> [TASK DESCRIPTION]:
Extract word for word the lines of the listing from its start to the line holding "from bokeh.resources import INLINE", both ends kept; pictures are not part of the copy.

* BEGIN DATASET EXTRACT *

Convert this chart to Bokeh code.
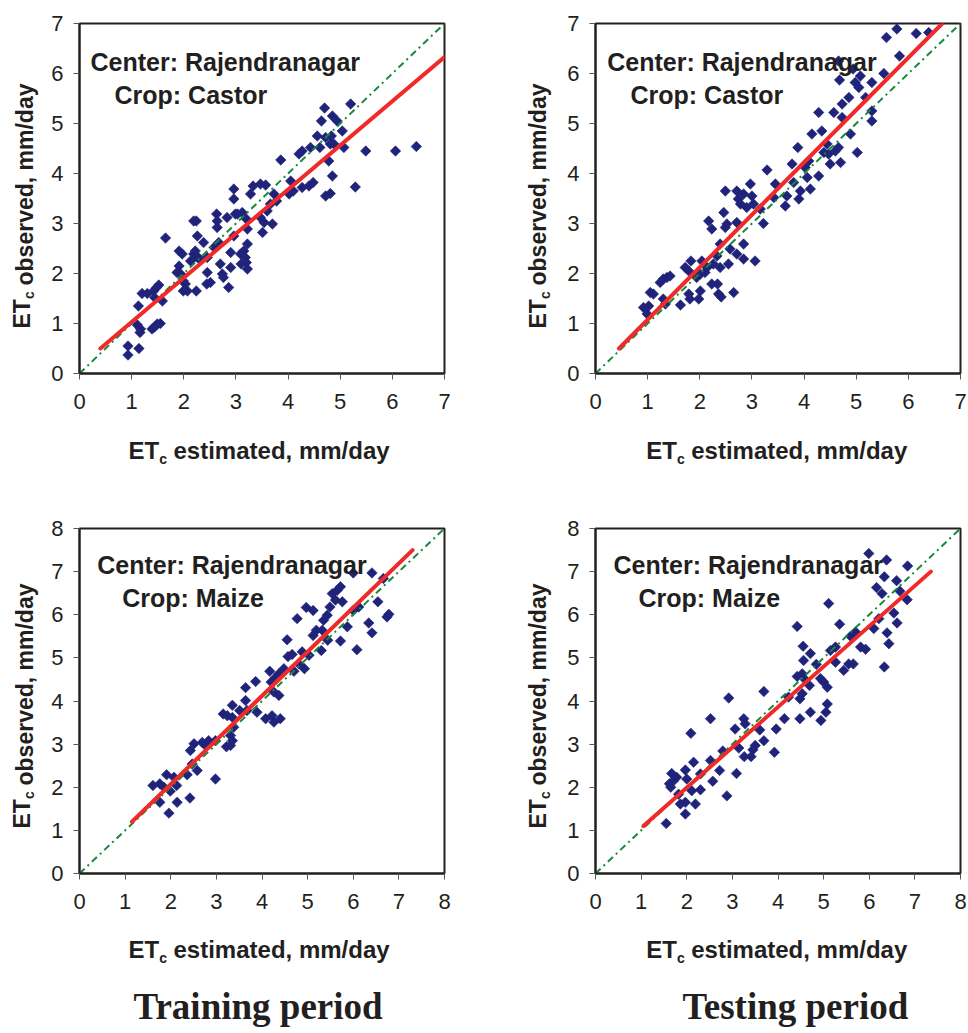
import math
from bokeh.plotting import figure
from bokeh.layouts import column, row
from bokeh.models import Label, FixedTicker, Range1d
from bokeh.embed import file_html
from bokeh.resources import INLINE

# ---------------- data ----------------
castor_train_est = [0.93, 0.93, 1.14, 1.11, 1.16, 1.17, 1.13, 1.20, 1.30, 1.42, 1.48, 1.52, 1.59, 1.44,
                    1.39, 1.49, 1.55, 1.44, 1.65, 1.91, 1.97, 1.91, 1.94, 1.99, 1.99, 2.07, 2.03, 2.13,
                    2.19, 2.22, 2.19, 2.24, 2.26, 2.26, 2.24, 2.38, 2.45, 2.45, 2.44, 2.51, 2.58, 2.63,
                    2.64, 2.64, 2.67, 2.70, 2.74, 2.76, 2.83, 2.86, 2.90, 2.90, 2.96, 2.96, 2.99, 2.96,
                    3.03, 3.09, 3.10, 3.12, 3.15, 3.18, 3.20, 3.22, 3.22, 3.22, 3.20, 3.28, 3.33, 3.47,
                    3.57, 3.47, 3.51, 3.54, 3.60, 3.66, 3.70, 3.73, 3.78, 3.86, 4.02, 4.05, 4.10, 4.21,
                    4.27, 4.27, 4.40, 4.43, 4.48, 4.56, 4.61, 4.64, 4.70, 4.72, 4.72, 4.78, 4.81, 4.81,
                    4.83, 4.85, 4.85, 4.88, 4.94, 5.04, 5.07, 5.20, 5.29, 5.49, 6.06, 6.46, 1.87, 2.30]
castor_train_obs = [0.37, 0.55, 0.50, 0.97, 0.82, 0.89, 1.35, 1.60, 1.60, 1.65, 1.72, 1.77, 1.45, 1.52,
                    0.89, 0.99, 1.00, 0.93, 2.71, 2.45, 2.39, 2.15, 1.99, 1.85, 1.65, 1.65, 1.79, 2.25,
                    2.39, 2.45, 3.05, 3.05, 2.75, 2.32, 1.65, 2.62, 2.32, 2.02, 1.79, 1.82, 2.52, 3.19,
                    3.05, 2.92, 2.62, 2.19, 1.99, 1.92, 3.12, 1.72, 2.42, 2.12, 3.69, 3.49, 3.19, 2.75,
                    3.19, 2.39, 2.19, 3.22, 2.45, 2.32, 2.22, 2.09, 2.89, 2.59, 3.09, 3.59, 3.75, 3.79,
                    3.77, 3.12, 2.82, 3.02, 3.25, 3.39, 2.99, 3.59, 3.45, 4.27, 3.59, 3.85, 3.65, 4.39,
                    4.45, 3.72, 3.75, 4.52, 3.82, 4.75, 4.52, 5.05, 5.31, 4.72, 3.55, 4.25, 4.59, 3.60,
                    4.75, 5.15, 3.95, 4.59, 5.05, 4.85, 4.52, 5.39, 3.73, 4.45, 4.45, 4.54, 2.02, 2.30]

castor_test_est = [0.92, 1.02, 0.99, 1.05, 1.11, 1.24, 1.30, 1.37, 1.43, 1.30, 1.34, 1.63, 1.72, 1.79,
                   1.83, 1.79, 1.81, 1.98, 2.01, 1.94, 2.01, 2.04, 2.10, 2.14, 2.17, 2.23, 2.23, 2.26,
                   2.34, 2.36, 2.41, 2.39, 2.33, 2.39, 2.46, 2.49, 2.52, 2.49, 2.55, 2.58, 2.65, 2.71,
                   2.74, 2.78, 2.71, 2.71, 2.84, 2.90, 2.97, 3.00, 3.03, 2.84, 2.84, 3.06, 3.22, 3.16,
                   3.29, 3.45, 3.42, 3.64, 3.67, 3.77, 3.80, 3.88, 3.90, 3.93, 4.02, 4.06, 4.09, 4.12,
                   4.15, 4.28, 4.28, 4.34, 4.38, 4.44, 4.47, 4.50, 4.57, 4.60, 4.66, 4.66, 4.68, 4.70,
                   4.73, 4.73, 4.86, 4.89, 4.94, 4.98, 5.02, 5.05, 5.08, 5.18, 5.30, 5.30, 5.30, 5.53,
                   5.58, 5.78, 5.83, 6.15, 6.39]
castor_test_obs = [1.32, 1.35, 1.19, 1.62, 1.59, 1.82, 1.89, 1.92, 1.95, 1.49, 1.39, 1.37, 2.12, 2.05,
                   2.25, 1.59, 1.49, 1.49, 1.65, 1.92, 1.99, 2.25, 2.02, 2.12, 3.05, 2.89, 1.79, 2.19,
                   1.79, 1.59, 1.53, 2.12, 2.35, 2.59, 3.22, 3.65, 2.99, 2.92, 2.19, 2.49, 1.62, 3.65,
                   3.49, 3.39, 3.02, 2.39, 3.59, 3.32, 3.79, 3.55, 3.39, 2.59, 2.29, 2.25, 3.00, 3.29,
                   4.07, 3.79, 3.52, 3.35, 3.55, 4.19, 3.82, 4.52, 3.49, 3.65, 4.12, 3.92, 4.25, 3.69,
                   4.79, 5.22, 3.95, 4.85, 4.42, 4.59, 4.39, 4.19, 5.22, 4.45, 4.52, 6.25, 5.87, 4.22,
                   5.39, 5.12, 5.52, 4.79, 6.09, 5.82, 4.42, 5.72, 5.95, 5.52, 5.82, 5.25, 5.05, 6.00,
                   6.72, 6.89, 6.35, 6.80, 6.82]

maize_train_est = [1.61, 1.76, 1.76, 1.85, 1.91, 1.96, 1.99, 2.07, 2.13, 2.14, 2.36, 2.42, 2.47, 2.43,
                   2.51, 2.58, 2.69, 2.76, 2.83, 2.98, 2.98, 3.15, 3.24, 3.22, 3.31, 3.31, 3.35, 3.35,
                   3.38, 3.35, 3.51, 3.64, 3.64, 3.67, 3.86, 3.89, 4.08, 4.17, 4.22, 4.26, 4.26, 4.37,
                   4.40, 4.20, 4.30, 4.37, 4.48, 4.55, 4.57, 4.66, 4.70, 4.77, 4.81, 4.88, 4.93, 4.97,
                   5.03, 5.12, 5.12, 5.19, 5.30, 5.32, 5.35, 5.43, 5.44, 5.49, 5.54, 5.61, 5.65, 5.72,
                   5.76, 5.72, 5.87, 6.00, 6.08, 6.12, 6.00, 6.34, 6.41, 6.41, 6.54, 6.66, 6.74, 6.78]
maize_train_obs = [2.04, 1.65, 2.08, 2.00, 2.29, 1.40, 1.91, 2.23, 2.04, 1.65, 2.29, 1.75, 2.54, 2.85,
                   3.01, 2.39, 3.04, 2.97, 3.08, 3.08, 2.19, 3.70, 3.66, 2.94, 2.97, 3.20, 3.08, 3.90,
                   3.39, 3.62, 3.78, 4.31, 4.01, 3.78, 4.45, 3.74, 3.59, 4.69, 3.66, 3.51, 4.21, 4.13,
                   3.59, 4.44, 4.55, 4.63, 4.75, 5.42, 5.03, 5.08, 4.69, 5.91, 4.86, 5.14, 4.75, 6.17,
                   5.06, 6.10, 5.52, 5.64, 5.17, 5.64, 5.87, 5.99, 5.41, 6.18, 6.49, 6.34, 6.57, 6.65,
                   6.30, 5.39, 5.72, 6.97, 5.19, 6.18, 6.10, 5.81, 6.97, 5.58, 6.30, 6.84, 5.95, 6.01]

maize_test_est = [1.55, 1.62, 1.67, 1.71, 1.78, 1.65, 1.82, 1.86, 1.97, 1.97, 1.97, 2.00, 2.09, 2.11,
                  2.15, 2.19, 2.30, 2.30, 2.52, 2.52, 2.57, 2.72, 2.79, 2.88, 2.92, 3.06, 3.09, 3.14,
                  3.25, 3.28, 3.26, 3.41, 3.45, 3.50, 3.60, 3.69, 3.69, 3.92, 3.96, 4.14, 4.23, 4.42,
                  4.42, 4.48, 4.48, 4.53, 4.53, 4.55, 4.56, 4.60, 4.69, 4.71, 4.71, 4.84, 4.93, 4.94,
                  5.00, 5.05, 5.08, 5.08, 5.11, 5.15, 5.26, 5.26, 5.35, 5.44, 5.55, 5.59, 5.65, 5.70,
                  5.81, 5.92, 5.99, 6.10, 6.16, 6.21, 6.28, 6.33, 6.33, 6.38, 6.39, 6.43, 6.54, 6.60,
                  6.61, 6.67, 6.83, 6.84]
maize_test_obs = [1.16, 2.08, 2.32, 2.15, 2.23, 2.00, 1.84, 1.61, 2.40, 1.38, 1.65, 2.19, 3.25, 1.92,
                  2.58, 1.61, 1.94, 2.31, 3.59, 2.62, 2.14, 2.39, 2.84, 1.80, 4.07, 3.35, 2.32, 2.91,
                  3.59, 3.47, 2.71, 2.71, 2.87, 2.97, 3.33, 3.08, 4.22, 2.81, 3.35, 3.59, 4.09, 5.73,
                  4.57, 3.59, 4.05, 4.17, 4.63, 5.27, 4.94, 4.49, 4.36, 5.10, 3.74, 4.85, 4.52, 3.55,
                  4.44, 3.74, 3.93, 4.32, 6.26, 5.17, 4.90, 5.25, 5.78, 4.71, 4.86, 5.50, 4.86, 5.60,
                  5.25, 5.20, 7.42, 5.68, 6.63, 5.91, 6.49, 6.88, 4.79, 7.27, 5.58, 5.33, 6.04, 6.79,
                  5.81, 6.55, 6.35, 7.13]

# regression (red) line end points
castor_train_fit_x = [0.40, 7.00]
castor_train_fit_y = [0.50, 6.33]
castor_test_fit_x = [0.45, 6.65]
castor_test_fit_y = [0.50, 7.00]
maize_train_fit_x = [1.15, 7.30]
maize_train_fit_y = [1.20, 7.50]
maize_test_fit_x = [1.05, 7.35]
maize_test_fit_y = [1.10, 7.00]

castor_limit = 7
maize_limit = 8
center_name = "Center: Rajendranagar"
crop_castor = "Crop: Castor"
crop_maize = "Crop: Maize"
x_label_main, y_label_main, label_sym, label_sub = "estimated, mm/day", "observed, mm/day", "ET", "c"
period_titles = ["Training period", "Testing period"]

# ---------------- styling ----------------
SANS = "Liberation Sans"
SERIF = "Liberation Serif"
INK = "#231f20"
NAVY = "#20237a"
RED = "#f02a28"
GREEN = "#16893c"
R90 = math.pi / 2


def lab(p, place, x, y, text, size, angle=0.0, font=SANS):
    p.add_layout(Label(x=x, y=y, x_units="screen", y_units="screen", text=text,
                       text_font=font, text_font_style="bold", text_font_size=size,
                       text_color=INK, text_align="left", text_baseline="alphabetic",
                       angle=angle), place)


def panel(est, obs, fx, fy, lim, fh, ml, mr, mt, mb, center_xy, crop_xy, crop_text,
          xlab_x, xlab_dy, ylab_x, obs_in_left, title=None, title_x=0):
    p = figure(frame_width=365, frame_height=fh,
               x_range=Range1d(0, lim), y_range=Range1d(0, lim),
               min_border_left=ml, min_border_right=mr, min_border_top=mt, min_border_bottom=mb,
               output_backend="svg", toolbar_location=None)
    p.grid.visible = False
    p.background_fill_color = "white"
    p.border_fill_color = "white"
    p.outline_line_color = INK
    p.outline_line_width = 2
    for ax in (p.xaxis[0], p.yaxis[0]):
        ax.ticker = FixedTicker(ticks=list(range(0, lim + 1)))
        ax.minor_tick_line_color = None
        ax.major_tick_in = 0
        ax.major_tick_out = 6
        ax.major_tick_line_color = "#555555"
        ax.major_tick_line_width = 1
        ax.axis_line_color = INK
        ax.axis_line_width = 2
        ax.major_label_text_font = SANS
        ax.major_label_text_font_size = "22px"
        ax.major_label_text_color = INK
    p.yaxis[0].major_label_standoff = 10
    p.xaxis[0].major_label_standoff = 14

    p.scatter(est, obs, marker="square", angle=math.pi / 4, size=7.4,
              fill_color=NAVY, line_color=NAVY, line_width=0.6)
    p.line([0, lim], [0, lim], line_color=GREEN, line_width=2, line_dash="7 4 2 4")
    p.line(fx, fy, line_color=RED, line_width=4, line_cap="round")

    lab(p, "center", center_xy[0], center_xy[1], center_name, "25px")
    lab(p, "center", crop_xy[0], crop_xy[1], crop_text, "25px")

    # x axis label pieces (stacked below the x axis; y relative to each piece's slot)
    lab(p, "below", xlab_x, -12 + xlab_dy, label_sym, "24px")
    lab(p, "below", xlab_x + 30.7, -4 + xlab_dy, label_sub, "14px")
    lab(p, "below", xlab_x + 45, 31 + xlab_dy, x_label_main, "24px")
    if title is not None:
        lab(p, "below", title_x, 16, title, "37px", font=SERIF)

    # y axis label pieces (rotated)
    lab(p, "left", 4.3 + ylab_x, 45, label_sym, "23px", angle=R90)
    lab(p, "left", 27.3 + ylab_x, 74.4, label_sub, "14px", angle=R90)
    if obs_in_left:
        lab(p, "left", 46.3 + ylab_x, 88, y_label_main, "23px", angle=R90)
    else:
        lab(p, "right", -414.7 + ylab_x, 88, y_label_main, "23px", angle=R90)
    return p


p1 = panel(castor_train_est, castor_train_obs, castor_train_fit_x, castor_train_fit_y,
           castor_limit, 350, 79, 48, 23, 125, (11, 312), (35, 279), crop_castor,
           49, 0, -5.0, False)
p2 = panel(castor_test_est, castor_test_obs, castor_test_fit_x, castor_test_fit_y,
           castor_limit, 350, 103, 8, 23, 125, (11.7, 312), (35, 279), crop_castor,
           50.7, 0, -4.5, True)
p3 = panel(maize_train_est, maize_train_obs, maize_train_fit_x, maize_train_fit_y,
           maize_limit, 345, 79, 48, 30, 160, (17.7, 309), (42.7, 276), crop_maize,
           49, 1, -5.0, False, period_titles[0], 54)
p4 = panel(maize_test_est, maize_test_obs, maize_test_fit_x, maize_test_fit_y,
           maize_limit, 345, 103, 8, 30, 160, (18, 309), (43, 276), crop_maize,
           50.7, 1, -4.5, True, period_titles[1], 87)

layout = column(row(p1, p2), row(p3, p4))
open("out.html", "w").write(file_html(layout, INLINE))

* END DATASET EXTRACT *

> [CORRECT RESULT]:
Convert this chart to Bokeh code.
import math
from bokeh.plotting import figure
from bokeh.layouts import column, row
from bokeh.models import Label, FixedTicker, Range1d
from bokeh.embed import file_html
from bokeh.resources import INLINE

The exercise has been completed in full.